Mesmo a Renda Renascença não conseguindo dar as mulheres uma situação estável, por amor e costume elas continuam produzindo. Genelícia, que faz renda para descansar as pernas do roçado não vende como antes. As poucas peças que ainda faz ou é sob encomenda ou é vendida por sorte aos vizinhos, nos fala:

“O dia-a-dia é da roça pra renascença da renascença pra luta de casa. Planto milho, feijão. Isso é só pra dentro de casa mesmo, eu não tenho mais saúde pra trabalhar não, só pra entreter mermo.  

A minha irmã foi quem aprendeu a trabalhar, aí depois ela me ensinou. Era os mesmos de hoje mesmo que eu faço, só tem diferente mesmo essas aranha, essas cianinhas, dois amarrado… 

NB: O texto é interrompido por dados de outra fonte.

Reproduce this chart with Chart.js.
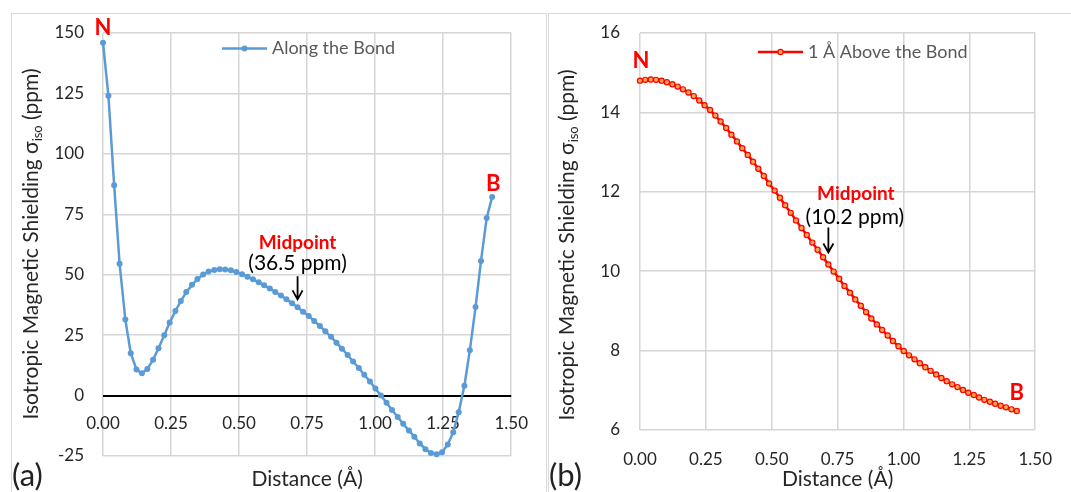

Ave Maria, ainda hoje eu gosto, se me tirar do serviço eu pegodestino. 

Genelícia

Conversamos com mulheres que têm histórias de vida atreladas a história da Renda Renascença em Poção. A aluna da Escola de Renda da  Vila de Poção, D. Odete virou professora de Renda Renascença nas escolas municipais de Pesqueira. Até hoje trabalha com Renascença. Sabe e conta todas as voltas que passou até chegar a ser. Conversamos com D. Ana Alice, que ergueu casa e ajudou aos filhos com o dinheiro de seu trabalho, mas que hoje faz mais pra se distrair e fala com nostalgia do tempo em que a Renda era o meio de vida e independência de muitas mulheres. D. Genelícia, é aposentada e faz renda desde criança. Hoje faz pra descansar do roçado, no Sítio. Na cidade conhecemos a jovem Carla que aprendeu vendo sua mãe fazer, e sonha ser professora. J. trabalha fazendo as encomendas da fábrica. Inventa pontos quando tece pra si, e gosta de usar linhas coloridas e criar pontos miúdos. Aprendeu com mais de vinte anos, quando veio morar em Poção, com a vizinha Maria de Odon, rendeira de mão cheia que ainda hoje é famosa por seu preciosismo e por isso ainda recebe algumas encomendas. E V. que esteve na escola de Renda e nos apresentou a maioria das mulheres com quem falamos.